Job — Transcribe the material verbatim in full; the pictures do not belong in the copy.
** Start **
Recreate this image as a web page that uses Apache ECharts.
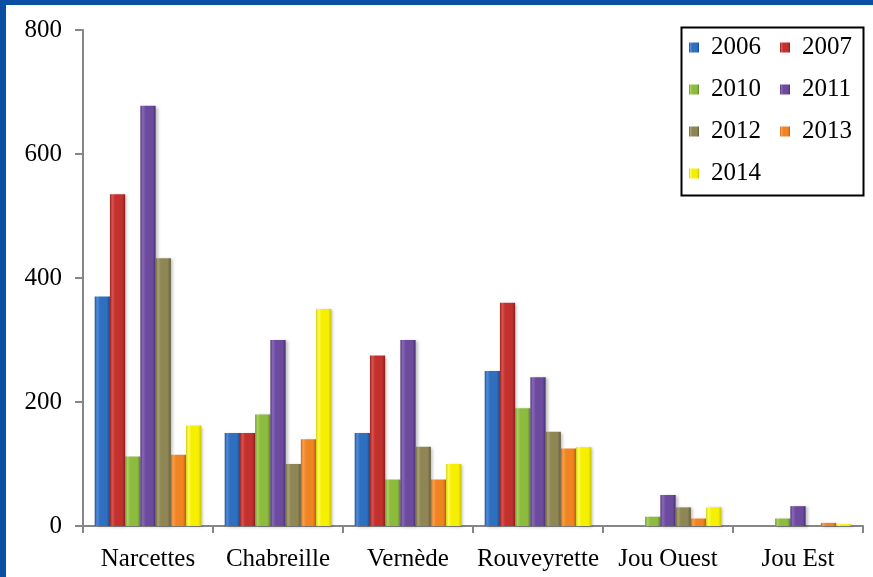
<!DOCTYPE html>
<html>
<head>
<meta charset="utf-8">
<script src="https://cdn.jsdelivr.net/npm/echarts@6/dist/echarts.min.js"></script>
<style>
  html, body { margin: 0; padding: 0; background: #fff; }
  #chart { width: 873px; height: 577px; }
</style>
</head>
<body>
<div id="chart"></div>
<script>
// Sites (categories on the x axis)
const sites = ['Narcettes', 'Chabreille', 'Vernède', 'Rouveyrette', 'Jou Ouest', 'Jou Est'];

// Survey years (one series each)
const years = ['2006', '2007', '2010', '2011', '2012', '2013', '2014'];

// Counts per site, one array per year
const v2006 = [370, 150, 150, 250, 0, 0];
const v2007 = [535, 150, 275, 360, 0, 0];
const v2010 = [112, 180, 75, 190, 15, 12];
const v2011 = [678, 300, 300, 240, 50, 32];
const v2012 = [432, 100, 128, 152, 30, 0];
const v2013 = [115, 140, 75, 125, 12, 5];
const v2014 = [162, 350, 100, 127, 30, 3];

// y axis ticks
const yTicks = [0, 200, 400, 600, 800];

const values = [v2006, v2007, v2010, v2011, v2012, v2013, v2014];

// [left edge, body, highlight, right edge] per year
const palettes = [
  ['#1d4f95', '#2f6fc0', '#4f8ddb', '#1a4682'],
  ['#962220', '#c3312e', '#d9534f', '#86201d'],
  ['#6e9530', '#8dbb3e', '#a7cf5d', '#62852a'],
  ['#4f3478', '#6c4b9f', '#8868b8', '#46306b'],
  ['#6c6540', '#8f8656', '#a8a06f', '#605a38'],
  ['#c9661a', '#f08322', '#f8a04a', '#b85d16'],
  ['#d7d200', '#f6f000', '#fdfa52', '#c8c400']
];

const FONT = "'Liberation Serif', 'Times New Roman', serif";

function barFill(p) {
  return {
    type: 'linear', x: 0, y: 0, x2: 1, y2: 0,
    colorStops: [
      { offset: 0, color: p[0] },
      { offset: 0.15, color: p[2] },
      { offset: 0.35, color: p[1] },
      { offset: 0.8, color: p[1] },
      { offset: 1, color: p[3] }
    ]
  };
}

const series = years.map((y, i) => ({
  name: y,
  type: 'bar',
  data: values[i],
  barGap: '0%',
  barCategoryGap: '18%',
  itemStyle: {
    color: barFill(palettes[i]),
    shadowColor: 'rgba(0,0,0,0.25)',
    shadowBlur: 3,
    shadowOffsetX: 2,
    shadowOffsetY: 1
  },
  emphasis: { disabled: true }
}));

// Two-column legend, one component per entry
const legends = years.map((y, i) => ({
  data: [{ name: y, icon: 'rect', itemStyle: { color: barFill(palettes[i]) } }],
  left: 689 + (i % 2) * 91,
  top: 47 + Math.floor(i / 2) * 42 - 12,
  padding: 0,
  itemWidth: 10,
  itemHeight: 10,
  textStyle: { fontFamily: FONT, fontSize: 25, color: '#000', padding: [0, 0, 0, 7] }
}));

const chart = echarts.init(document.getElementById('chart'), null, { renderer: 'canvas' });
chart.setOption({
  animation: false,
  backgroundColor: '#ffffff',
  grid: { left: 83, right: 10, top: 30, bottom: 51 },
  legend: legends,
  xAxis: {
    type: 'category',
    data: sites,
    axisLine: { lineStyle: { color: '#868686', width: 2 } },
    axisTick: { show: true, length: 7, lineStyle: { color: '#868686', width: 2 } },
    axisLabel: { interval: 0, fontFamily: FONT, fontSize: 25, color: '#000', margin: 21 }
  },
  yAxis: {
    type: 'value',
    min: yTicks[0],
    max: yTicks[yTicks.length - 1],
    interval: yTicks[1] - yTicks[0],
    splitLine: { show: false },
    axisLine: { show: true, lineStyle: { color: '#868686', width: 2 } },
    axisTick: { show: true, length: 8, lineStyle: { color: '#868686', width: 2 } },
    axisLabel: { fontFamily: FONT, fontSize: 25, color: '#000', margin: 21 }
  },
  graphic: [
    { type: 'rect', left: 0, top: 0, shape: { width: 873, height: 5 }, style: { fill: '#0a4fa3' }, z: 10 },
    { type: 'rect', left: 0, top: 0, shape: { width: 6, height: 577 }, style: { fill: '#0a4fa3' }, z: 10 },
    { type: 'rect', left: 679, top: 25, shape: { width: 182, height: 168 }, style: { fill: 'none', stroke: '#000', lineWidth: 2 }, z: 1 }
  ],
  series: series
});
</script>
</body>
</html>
** End **
Final answer —
Recreate this image as a web page that uses Apache ECharts.
<!DOCTYPE html>
<html>
<head>
<meta charset="utf-8">
<script src="https://cdn.jsdelivr.net/npm/echarts@6/dist/echarts.min.js"></script>
<style>
  html, body { margin: 0; padding: 0; background: #fff; }
  #chart { width: 873px; height: 577px; }
</style>
</head>
<body>
<div id="chart"></div>
<script>
// Sites (categories on the x axis)
const sites = ['Narcettes', 'Chabreille', 'Vernède', 'Rouveyrette', 'Jou Ouest', 'Jou Est'];

// Survey years (one series each)
const years = ['2006', '2007', '2010', '2011', '2012', '2013', '2014'];

// Counts per site, one array per year
const v2006 = [370, 150, 150, 250, 0, 0];
const v2007 = [535, 150, 275, 360, 0, 0];
const v2010 = [112, 180, 75, 190, 15, 12];
const v2011 = [678, 300, 300, 240, 50, 32];
const v2012 = [432, 100, 128, 152, 30, 0];
const v2013 = [115, 140, 75, 125, 12, 5];
const v2014 = [162, 350, 100, 127, 30, 3];

// y axis ticks
const yTicks = [0, 200, 400, 600, 800];

const values = [v2006, v2007, v2010, v2011, v2012, v2013, v2014];

// [left edge, body, highlight, right edge] per year
const palettes = [
  ['#1d4f95', '#2f6fc0', '#4f8ddb', '#1a4682'],
  ['#962220', '#c3312e', '#d9534f', '#86201d'],
  ['#6e9530', '#8dbb3e', '#a7cf5d', '#62852a'],
  ['#4f3478', '#6c4b9f', '#8868b8', '#46306b'],
  ['#6c6540', '#8f8656', '#a8a06f', '#605a38'],
  ['#c9661a', '#f08322', '#f8a04a', '#b85d16'],
  ['#d7d200', '#f6f000', '#fdfa52', '#c8c400']
];

const FONT = "'Liberation Serif', 'Times New Roman', serif";

function barFill(p) {
  return {
    type: 'linear', x: 0, y: 0, x2: 1, y2: 0,
    colorStops: [
      { offset: 0, color: p[0] },
      { offset: 0.15, color: p[2] },
      { offset: 0.35, color: p[1] },
      { offset: 0.8, color: p[1] },
      { offset: 1, color: p[3] }
    ]
  };
}

const series = years.map((y, i) => ({
  name: y,
  type: 'bar',
  data: values[i],
  barGap: '0%',
  barCategoryGap: '18%',
  itemStyle: {
    color: barFill(palettes[i]),
    shadowColor: 'rgba(0,0,0,0.25)',
    shadowBlur: 3,
    shadowOffsetX: 2,
    shadowOffsetY: 1
  },
  emphasis: { disabled: true }
}));

// Two-column legend, one component per entry
const legends = years.map((y, i) => ({
  data: [{ name: y, icon: 'rect', itemStyle: { color: barFill(palettes[i]) } }],
  left: 689 + (i % 2) * 91,
  top: 47 + Math.floor(i / 2) * 42 - 12,
  padding: 0,
  itemWidth: 10,
  itemHeight: 10,
  textStyle: { fontFamily: FONT, fontSize: 25, color: '#000', padding: [0, 0, 0, 7] }
}));

const chart = echarts.init(document.getElementById('chart'), null, { renderer: 'canvas' });
chart.setOption({
  animation: false,
  backgroundColor: '#ffffff',
  grid: { left: 83, right: 10, top: 30, bottom: 51 },
  legend: legends,
  xAxis: {
    type: 'category',
    data: sites,
    axisLine: { lineStyle: { color: '#868686', width: 2 } },
    axisTick: { show: true, length: 7, lineStyle: { color: '#868686', width: 2 } },
    axisLabel: { interval: 0, fontFamily: FONT, fontSize: 25, color: '#000', margin: 21 }
  },
  yAxis: {
    type: 'value',
    min: yTicks[0],
    max: yTicks[yTicks.length - 1],
    interval: yTicks[1] - yTicks[0],
    splitLine: { show: false },
    axisLine: { show: true, lineStyle: { color: '#868686', width: 2 } },
    axisTick: { show: true, length: 8, lineStyle: { color: '#868686', width: 2 } },
    axisLabel: { fontFamily: FONT, fontSize: 25, color: '#000', margin: 21 }
  },
  graphic: [
    { type: 'rect', left: 0, top: 0, shape: { width: 873, height: 5 }, style: { fill: '#0a4fa3' }, z: 10 },
    { type: 'rect', left: 0, top: 0, shape: { width: 6, height: 577 }, style: { fill: '#0a4fa3' }, z: 10 },
    { type: 'rect', left: 679, top: 25, shape: { width: 182, height: 168 }, style: { fill: 'none', stroke: '#000', lineWidth: 2 }, z: 1 }
  ],
  series: series
});
</script>
</body>
</html>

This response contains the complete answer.